La mano del muerto; crónica de un mártir
- Paris, Alejo
- 16 jul 2018
- 3 Min. de lectura

Ni Neuer, ni Stekelemburg, ni siquiera Iker Casillas en aquel épico mano a mano contra Arjen Robben. No, la mejor parada de Sudáfrica 2010 no fue de un arquero. O si. Es que los arqueros son víctimas del grito sagrado de la fiesta, y por intentar impedirlo son los malos de la película. Un error suyo puede ser mortal para su equipo, un acierto será invisible en el score. El arquero es una sombra que intenta pasar desapercibido, por eso la tradición lo vestía de negro. El arquero es un verdugo de la fiesta que anda solo, entre tinieblas y sombras. Por todo esto es que no me animaría a afirmar que el centro delantero uruguayo Luis Suarez no fue arquero en aquel partido de cuartos de final ante Ghana, más allá de no haber tenido camiseta distinta ni guantes.
La historia consumada de aquella copa del mundo dijo que Uruguay hizo un papel espectacular en aquella copa del mundo que se caracterizó, entre otras cosas, por la jabonosa Jabulani. Fue Diego Forlán quien consiguió domar a la pelota del mundial que los arqueros juzgaban indomable, la optimización del balón y su talento natural le permitieron al diez charrúa ser el mejor jugador del torneo. Dentro de la historia uruguaya del periplo sudafricano, muchos recodarán el papel de Forlán, otros recordarán y juzgarán loco o genio a Washington Sebastián Abreú y su indiscutiblemente certera definición de penal ante Ghana para otorgar a los suyos el pase a las semifinales. Pero no sé cuantos recordarán realmente que hubo un héroe que se jugó la ropa entera en un viaje que solo parecía tener un destino posible: la derrota. Como los arqueros, Luis Suarez puso sus manos para que Uruguay y la suerte pudieran convertir su atajada en un milagro. Es que los milagros no vienen solos, hay que optimizar los recursos y las posibilidades. Pero aquí lo único cierto es que la mano de Suarez en los minutos finales del partido auguraba el peor final para la sangre Charrúa. Penal en contra y expulsión, con el partido empatado y poco minutos para el pitazo del juez, todo parecía listo para que Ghana transforme el penal en gol y pudiera ser profeta en su tierra; el primer equipo africano en llegar a una semifinal de copa mundial en el primer mundial disputado en continente africano. Suarez había intentado defender a Uruguay hasta con las armas que no tenía, pero solo parecía haber prolongado su agonía. Uruguay moriría fusilado.
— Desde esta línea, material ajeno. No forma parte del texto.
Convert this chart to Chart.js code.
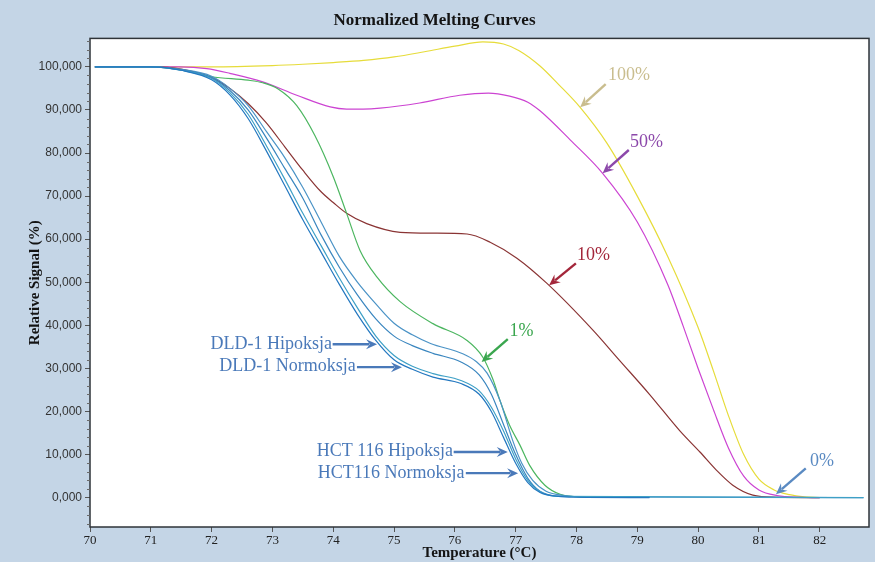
<!DOCTYPE html>
<html>
<head>
<meta charset="utf-8">
<script src="https://cdn.jsdelivr.net/npm/chart.js@4.4.1/dist/chart.umd.min.js"></script>
<style>
  html, body { margin: 0; padding: 0; background: #c4d5e6; }
  #wrap { width: 875px; height: 562px; }
</style>
</head>
<body>
<div id="wrap"><canvas id="chart" width="875" height="562"></canvas></div>
<script>
// ---- Melting curve data (temperature in °C, relative signal in %) ----
const t100 = [70.08, 71, 72, 73, 73.5, 74, 74.5, 75, 75.5, 76, 76.46, 76.8, 77.05, 77.4, 77.7, 78.06, 78.5, 79.0, 79.5, 80.0, 80.25, 80.5, 80.75, 81.0, 81.25, 81.5, 81.75, 82.0];
const v100 = [100, 100, 100, 100.3, 100.6, 101, 101.5, 102.3, 103.5, 104.8, 105.8, 105.3, 103.8, 100.2, 96, 90.6, 82.3, 70, 56, 39.5, 29.5, 19, 10, 4.3, 1.8, 0.7, 0.2, 0.05];

const t50 = [70.08, 71, 71.48, 71.92, 72.3, 72.84, 73.4, 73.95, 74.22, 74.49, 74.77, 75.42, 76.08, 76.55, 76.9, 77.2, 77.4, 77.9, 78.43, 79.0, 79.5, 79.75, 80.0, 80.25, 80.5, 80.75, 81.0, 81.3, 81.7, 82.0];
const v50 = [100, 100, 100, 99.6, 98.5, 96.5, 93.4, 90.7, 90.2, 90.2, 90.4, 91.6, 93.4, 93.9, 93.2, 91.8, 89.8, 83, 75.3, 64, 49.5, 40, 30, 20.5, 11.5, 5, 1.8, 0.5, 0.1, 0];

const t10 = [70.08, 71, 71.5, 72, 72.3, 72.6, 72.9, 73.2, 73.5, 73.8, 74.0, 74.22, 74.55, 75.1, 75.64, 76.2, 76.58, 77.02, 77.51, 78.27, 78.7, 79.2, 79.7, 80.03, 80.3, 80.57, 80.9, 81.3, 82.0];
const v10 = [100, 100, 99.5, 97.5, 95, 91.5, 87, 81.5, 76, 71, 68.5, 66, 63.6, 61.6, 61.4, 61.2, 59.3, 55.6, 49.8, 38.9, 32, 24, 15.5, 10.6, 6.4, 2.9, 0.6, 0.1, 0];

const t1 = [70.08, 71, 71.5, 72, 72.6, 72.84, 73.1, 73.4, 73.7, 74.0, 74.22, 74.44, 74.72, 75.1, 75.64, 76.2, 76.46, 76.63, 76.74, 76.9, 77.07, 77.23, 77.48, 77.73, 78.05, 79.2];
const v1 = [100, 100, 99.3, 97.7, 96.9, 96.3, 94.8, 91, 84, 74.5, 66, 57.4, 51.2, 45.5, 40.4, 36.5, 32.6, 27.3, 22.6, 16.8, 12.2, 7.5, 2.9, 0.8, 0.2, 0.1];

const tDldHip = [70.08, 71, 71.5, 72, 72.3, 72.6, 72.9, 73.2, 73.5, 73.8, 74.1, 74.4, 74.7, 75.0, 75.3, 75.6, 76.13, 76.35, 76.53, 76.74, 76.95, 77.1, 77.28, 77.5, 77.8, 78.2, 82.72];
const vDldHip = [100, 100, 99.4, 97.8, 95, 91, 85, 79, 72, 64, 56, 50, 45, 40.5, 37.8, 35.8, 33.4, 31.6, 28.9, 22.6, 13.3, 8, 4, 1.5, 0.5, 0.2, 0];

const tDldNor = [70.08, 71, 71.5, 72, 72.3, 72.6, 72.9, 73.2, 73.5, 73.8, 74.1, 74.4, 74.7, 75.0, 75.3, 75.64, 76.1, 76.4, 76.6, 76.8, 77.0, 77.2, 77.4, 77.7, 79.2];
const vDldNor = [100, 100, 99.3, 97.5, 94.5, 90, 83.5, 76.5, 69.5, 61, 53.5, 47, 41.5, 37.5, 35.3, 33.5, 31.5, 28.5, 24, 17, 10, 4.5, 1.5, 0.4, 0.1];

const tHctHip = [70.08, 71, 71.5, 72, 72.3, 72.6, 72.9, 73.2, 73.5, 73.8, 74.1, 74.4, 74.7, 75.0, 75.3, 75.64, 76.1, 76.4, 76.6, 76.8, 77.0, 77.2, 77.4, 77.7, 82.72];
const vHctHip = [100, 100, 99.2, 97.3, 94, 89, 81.7, 74, 66, 58.5, 51, 44, 37.5, 33, 30.5, 28.8, 27.2, 24.8, 21, 15.5, 9, 4, 1.4, 0.3, 0];

const tHctNor = [70.08, 71, 71.5, 72, 72.3, 72.6, 72.9, 73.2, 73.5, 73.8, 74.1, 74.4, 74.7, 75.0, 75.3, 75.64, 76.1, 76.4, 76.6, 76.8, 77.0, 77.2, 77.4, 77.7, 78.0, 79.2];
const vHctNor = [100, 100, 99.2, 97.0, 93.5, 88, 80.5, 72.5, 64.5, 57, 49.5, 42.5, 36.5, 32, 29.8, 28, 26.5, 24, 20, 14, 8, 3.5, 1.2, 0.3, 0.1, 0];

// ---- Axis ticks ----
const xTickValues = [70, 71, 72, 73, 74, 75, 76, 77, 78, 79, 80, 81, 82];
const yTickValues = [0, 10, 20, 30, 40, 50, 60, 70, 80, 90, 100];

const pts = (ts, vs) => ts.map((t, i) => ({ x: t, y: vs[i] }));

function series(label, ts, vs, color) {
  return {
    label, data: pts(ts, vs), borderColor: color, backgroundColor: color,
    borderWidth: 1.2, pointRadius: 0, cubicInterpolationMode: 'monotone', fill: false
  };
}

// Annotation callouts, anchored in data units (temperature, signal)
const callouts = [
  { text: '100%', color: '#c9bd8e', at: [78.52, 98.1], align: 'left', from: [78.48, 96.0], to: [78.06, 90.6] },
  { text: '50%', color: '#8c48aa', at: [78.88, 82.6], align: 'left', from: [78.86, 80.7], to: [78.43, 75.3] },
  { text: '10%', color: '#a3263a', at: [78.01, 56.3], align: 'left', from: [77.99, 54.4], to: [77.55, 49.3] },
  { text: '1%', color: '#3aa64e', at: [76.90, 38.6], align: 'left', from: [76.87, 36.8], to: [76.44, 31.5] },
  { text: 'DLD-1 Hipoksja', color: '#4a79b9', at: [73.98, 35.6], align: 'right', from: [73.99, 35.6], to: [74.72, 35.6] },
  { text: 'DLD-1 Normoksja', color: '#4a79b9', at: [74.37, 30.5], align: 'right', from: [74.39, 30.3], to: [75.13, 30.3] },
  { text: 'HCT 116 Hipoksja', color: '#4a79b9', at: [75.97, 10.8], align: 'right', from: [75.98, 10.6], to: [76.87, 10.6] },
  { text: 'HCT116 Normoksja', color: '#4a79b9', at: [76.16, 5.7], align: 'right', from: [76.18, 5.7], to: [77.04, 5.7] },
  { text: '0%', color: '#5a8ac2', at: [81.84, 8.5], align: 'left', from: [81.77, 6.8], to: [81.28, 0.8] }
];

function drawArrow(ctx, x1, y1, x2, y2, color) {
  const a = Math.atan2(y2 - y1, x2 - x1);
  const head = 11, hw = 5;
  const c = Math.cos(a), s = Math.sin(a);
  ctx.strokeStyle = color;
  ctx.lineWidth = 2.4;
  ctx.beginPath();
  ctx.moveTo(x1, y1);
  ctx.lineTo(x2 - head * 0.7 * c, y2 - head * 0.7 * s);
  ctx.stroke();
  ctx.fillStyle = color;
  ctx.beginPath();
  ctx.moveTo(x2, y2);
  ctx.lineTo(x2 - head * c + hw * s, y2 - head * s - hw * c);
  ctx.lineTo(x2 - head * 0.65 * c, y2 - head * 0.65 * s);
  ctx.lineTo(x2 - head * c - hw * s, y2 - head * s + hw * c);
  ctx.closePath();
  ctx.fill();
}

const framePlugin = {
  id: 'frame',
  beforeDraw(chart) {
    const { ctx, chartArea: a } = chart;
    ctx.save();
    ctx.fillStyle = '#c4d5e6';
    ctx.fillRect(0, 0, chart.width, chart.height);
    ctx.fillStyle = '#ffffff';
    ctx.fillRect(a.left, a.top, a.right - a.left, a.bottom - a.top);
    ctx.restore();
  },
  afterDraw(chart) {
    const { ctx, chartArea: a, scales } = chart;
    ctx.save();
    ctx.strokeStyle = '#2e3338';
    ctx.lineWidth = 1.5;
    ctx.strokeRect(a.left, a.top, a.right - a.left, a.bottom - a.top);
    // minor ticks on the signal axis
    ctx.strokeStyle = '#6a6a6a';
    ctx.lineWidth = 1;
    const y = scales.y;
    for (let v = -6; v <= 106; v += 2) {
      if (v % 10 === 0) continue;
      const py = Math.round(y.getPixelForValue(v)) + 0.5;
      ctx.beginPath();
      ctx.moveTo(a.left - 3, py);
      ctx.lineTo(a.left, py);
      ctx.stroke();
    }
    ctx.restore();
  },
  afterDatasetsDraw(chart) {
    const { ctx, scales: { x, y } } = chart;
    ctx.save();
    ctx.font = '18px "Liberation Serif", "Times New Roman", serif';
    ctx.textBaseline = 'middle';
    for (const c of callouts) {
      drawArrow(ctx, x.getPixelForValue(c.from[0]), y.getPixelForValue(c.from[1]),
        x.getPixelForValue(c.to[0]), y.getPixelForValue(c.to[1]), c.color);
      ctx.fillStyle = c.color;
      ctx.textAlign = c.align;
      ctx.fillText(c.text, x.getPixelForValue(c.at[0]), y.getPixelForValue(c.at[1]));
    }
    ctx.restore();
  }
};

new Chart(document.getElementById('chart'), {
  type: 'line',
  data: {
    datasets: [
      series('HCT116 Normoksja', tHctNor, vHctNor, '#2478c0'),
      series('HCT 116 Hipoksja', tHctHip, vHctHip, '#3ea0c6'),
      series('DLD-1 Normoksja', tDldNor, vDldNor, '#3a86bf'),
      series('DLD-1 Hipoksja', tDldHip, vDldHip, '#4b93c6'),
      series('1%', t1, v1, '#4cb660'),
      series('10%', t10, v10, '#8a3434'),
      series('50%', t50, v50, '#cc44d2'),
      series('100%', t100, v100, '#e6dc3a')
    ]
  },
  options: {
    responsive: false,
    devicePixelRatio: 1,
    animation: false,
    layout: { padding: { left: 0, right: 6, top: 0, bottom: 0 } },
    plugins: {
      legend: { display: false },
      tooltip: { enabled: false },
      title: {
        display: true,
        text: 'Normalized Melting Curves',
        color: '#141414',
        font: { family: '"Liberation Serif", serif', size: 17, weight: 'bold' },
        padding: { top: 10, bottom: 8 }
      }
    },
    scales: {
      x: {
        type: 'linear',
        min: 70,
        max: 82.81,
        afterFit(scale) { scale.height = 35; },
        afterBuildTicks(scale) { scale.ticks = xTickValues.map(v => ({ value: v })); },
        grid: { drawOnChartArea: false, drawTicks: true, tickLength: 5, tickColor: '#555' },
        border: { display: false },
        ticks: {
          autoSkip: false, maxRotation: 0, padding: 1, color: '#222',
          font: { family: '"Liberation Serif", serif', size: 13 },
          callback: v => String(v)
        },
        title: {
          display: true,
          text: 'Temperature (°C)',
          color: '#141414',
          font: { family: '"Liberation Serif", serif', size: 15, weight: 'bold' },
          padding: { top: 0, bottom: 0 }
        }
      },
      y: {
        type: 'linear',
        min: -6.8,
        max: 106.6,
        afterFit(scale) { scale.width = 90; },
        afterBuildTicks(scale) { scale.ticks = yTickValues.map(v => ({ value: v })); },
        grid: { drawOnChartArea: false, drawTicks: true, tickLength: 5, tickColor: '#555' },
        border: { display: false },
        ticks: {
          autoSkip: false, padding: 3, color: '#333',
          font: { family: '"Liberation Sans", sans-serif', size: 12 },
          callback: v => Number(v).toFixed(3).replace('.', ',')
        },
        title: {
          display: true,
          text: 'Relative Signal (%)',
          color: '#141414',
          font: { family: '"Liberation Serif", serif', size: 15, weight: 'bold' },
          padding: { top: 26, bottom: 0 }
        }
      }
    }
  },
  plugins: [framePlugin]
});
</script>
</body>
</html>
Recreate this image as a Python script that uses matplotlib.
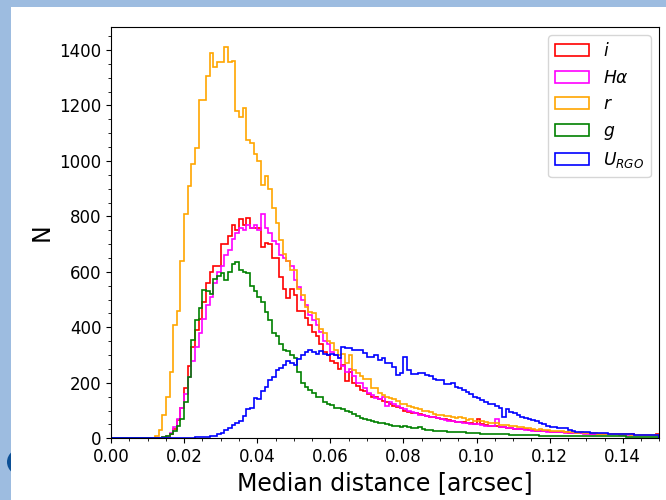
import numpy as np
import matplotlib.pyplot as plt
from matplotlib.patches import Rectangle, Ellipse

# counts per 0.001 arcsec bin (0.000 - 0.150)
bin_width = 0.001

counts_i = [0, 0, 0, 0, 0, 0, 0, 0, 0, 0,
            0, 0, 0, 0, 2, 6, 15, 35, 65, 110,
            180, 260, 330, 390, 430, 490, 560, 600, 620, 620,
            700, 700, 730, 770, 750, 790, 770, 795, 760, 760,
            760, 690, 705, 700, 650, 650, 580, 540, 505, 540,
            515, 460, 460, 435, 410, 385, 370, 340, 310, 300,
            280, 270, 250, 265, 205, 240, 200, 190, 175, 170,
            160, 150, 150, 140, 135, 130, 125, 118, 112, 108,
            100, 96, 92, 90, 86, 84, 82, 78, 76, 72,
            70, 68, 66, 64, 60, 58, 58, 55, 54, 52,
            68, 52, 48, 46, 46, 44, 42, 40, 38, 37,
            35, 34, 33, 32, 31, 30, 28, 27, 26, 26,
            24, 23, 22, 22, 21, 20, 20, 19, 19, 18,
            18, 17, 17, 16, 16, 16, 15, 15, 15, 14,
            14, 14, 14, 13, 13, 13, 13, 12, 12, 14]

counts_ha = [0, 0, 0, 0, 0, 0, 0, 0, 0, 0,
             0, 0, 0, 0, 3, 8, 18, 40, 70, 110,
             160, 220, 280, 330, 380, 430, 480, 510, 560, 600,
             620, 660, 680, 720, 740, 760, 750, 770, 760, 770,
             750, 810, 760, 740, 710, 700, 660, 650, 640, 620,
             570, 545, 500, 480, 445, 425, 410, 385, 350, 340,
             310, 300, 290, 260, 240, 250, 225, 200, 200, 180,
             165, 155, 145, 140, 150, 115, 130, 125, 115, 110,
             105, 100, 95, 90, 85, 85, 80, 78, 75, 72,
             70, 66, 64, 62, 60, 58, 56, 54, 52, 52,
             50, 48, 46, 44, 45, 69, 42, 40, 38, 36,
             35, 33, 32, 31, 30, 28, 27, 26, 25, 24,
             23, 22, 21, 21, 20, 19, 19, 18, 18, 17,
             17, 16, 16, 15, 15, 15, 14, 14, 14, 13,
             13, 13, 13, 12, 12, 12, 12, 12, 11, 11]

counts_r = [0, 0, 0, 0, 0, 0, 0, 0, 0, 0,
            0, 2, 8, 30, 85, 150, 240, 410, 460, 640,
            810, 910, 990, 1045, 1220, 1220, 1305, 1390, 1340, 1355,
            1355, 1410, 1355, 1360, 1180, 1160, 1190, 1075, 1065, 1025,
            1000, 915, 945, 900, 830, 775, 715, 665, 640, 605,
            605, 540, 515, 475, 455, 450, 430, 395, 380, 350,
            345, 320, 300, 305, 270, 300, 245, 235, 225, 215,
            215, 180, 180, 165, 155, 150, 145, 140, 135, 125,
            125, 118, 112, 108, 105, 100, 98, 96, 88, 85,
            84, 80, 82, 76, 74, 75, 72, 66, 68, 64,
            62, 63, 57, 56, 54, 55, 49, 48, 47, 46,
            44, 40, 39, 38, 37, 33, 31, 32, 30, 29,
            28, 26, 26, 25, 24, 24, 21, 20, 21, 19,
            20, 18, 19, 16, 17, 16, 15, 16, 15, 14,
            15, 14, 13, 12, 13, 12, 11, 12, 11, 12]

counts_g = [0, 0, 0, 0, 0, 0, 0, 0, 0, 0,
            0, 0, 0, 2, 4, 8, 15, 25, 45, 70,
            130, 220, 355, 425, 470, 535, 530, 520, 575, 585,
            595, 570, 600, 630, 636, 605, 600, 595, 550, 530,
            510, 490, 455, 425, 380, 370, 340, 320, 315, 300,
            290, 240, 200, 185, 175, 165, 150, 150, 130, 125,
            120, 110, 110, 105, 100, 95, 88, 80, 72, 70,
            66, 62, 58, 55, 54, 52, 48, 46, 44, 42,
            44, 40, 38, 36, 40, 32, 30, 30, 28, 27,
            26, 25, 24, 23, 22, 22, 21, 20, 19, 18,
            18, 17, 17, 16, 16, 15, 15, 14, 14, 13,
            13, 12, 12, 12, 11, 11, 11, 10, 10, 10,
            10, 9, 9, 9, 9, 9, 8, 8, 8, 8,
            8, 8, 7, 7, 7, 7, 7, 7, 7, 7,
            7, 6, 6, 6, 6, 6, 6, 6, 6, 6]

counts_u = [0, 0, 0, 0, 0, 0, 0, 0, 0, 0,
            0, 0, 0, 0, 0, 0, 0, 0, 0, 0,
            1, 2, 2, 3, 4, 5, 6, 8, 10, 14,
            20, 30, 38, 48, 55, 62, 80, 105, 110, 145,
            140, 170, 185, 210, 220, 245, 255, 265, 280, 270,
            265, 285, 300, 310, 320, 310, 305, 315, 305, 300,
            305, 300, 290, 330, 325, 325, 318, 318, 318, 306,
            294, 294, 300, 281, 288, 270, 270, 257, 227, 235,
            294, 245, 233, 233, 235, 235, 227, 225, 215, 212,
            210, 195, 195, 200, 185, 180, 175, 168, 160, 150,
            145, 138, 130, 122, 125, 115, 108, 78, 105, 95,
            90, 85, 78, 72, 70, 66, 62, 55, 50, 45,
            42, 40, 38, 36, 36, 30, 25, 24, 22, 22,
            21, 20, 20, 19, 18, 18, 17, 16, 16, 15,
            15, 14, 14, 13, 13, 12, 12, 12, 12, 12]

series = [counts_i, counts_ha, counts_r, counts_g, counts_u]
labels = ['$i$', r'$H\alpha$', '$r$', '$g$', r'$U_{RGO}$']
colors = ['red', 'magenta', 'orange', 'green', 'blue']

edges = np.round(np.arange(len(counts_i) + 1) * bin_width, 4)
centers = edges[:-1] + bin_width / 2

fig = plt.figure(figsize=(6.66, 5), dpi=100, facecolor='#9dbce0')
# slide background: white panel and a bit of the logo peeking out
fig.patches.append(Ellipse((25 / 666, 38 / 500), 36 / 666, 30 / 500,
                           transform=fig.transFigure, facecolor='#0b4f96',
                           edgecolor='none', zorder=-2))
fig.patches.append(Rectangle((11 / 666, 0), 1, 493 / 500,
                             transform=fig.transFigure, facecolor='white',
                             edgecolor='none', zorder=-1))

ax = fig.add_axes([0.1667, 0.1234, 0.8233, 0.8232])
for c, lab, col in zip(series, labels, colors):
    ax.hist(centers, bins=edges, weights=c, histtype='step', color=col,
            label=lab, linewidth=1.2)

ax.set_xlim(0, 0.15)
ax.set_ylim(0, 1484)
ax.minorticks_on()
ax.tick_params(labelsize=12)
ax.set_xlabel('Median distance [arcsec]', fontsize=17)
ax.set_ylabel('N', fontsize=17)
ax.legend(loc='upper right', fontsize=12.3)

fig.savefig('out.png', dpi=100, facecolor=fig.get_facecolor())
En realidad, ya estaba muerto.
Pero desde el cielo, más celeste que nunca, irónicamente una fina garúa comenzó a caer. Era la bendición para el difunto, prensaron algunos. Pero no, la lluvia mojó la pólvora del fusil y Uruguay revivió de un salto hasta el cielo para caer con todo el peso sobre Ghana. Suarez no había prolongado la agonía de su pueblo, Suarez había sido la mano del muerto que se sacrificó por su cielo celeste.
En mundo del fútbol, el pueblo argentino crea dioses para después destruirlos, y mostrar así su omnipotencia. En el mismo mundo, Luis Suarez fue un mártir que cambió su vida por la de su pueblo. Uruguay destierra la arrogancia, sus ídolos son fruto de sus valores. Se saben mártires humildes, no dioses. El pueblo uruguayo sabe agradecer el sacrificio de sus ídolos.
En la soledad de su caminata hacia el vestuario, Luis Suarez oyó el grito de esperanza, el mismo grito que le decía a sus compañeros que tenían el milagro a su alcance. Aquel día, Lucho fue un verdadero arquero. Se jugó su vida para aguar el grito sagrado de Ghana. Aquel día Suarez fue la mano de un muerto que se levantó de su tumba para ser verdugo. Se fue solo, entre las sombras fue una sombra más, y entre las sombras se vio ser mártir en la épica Charrúa.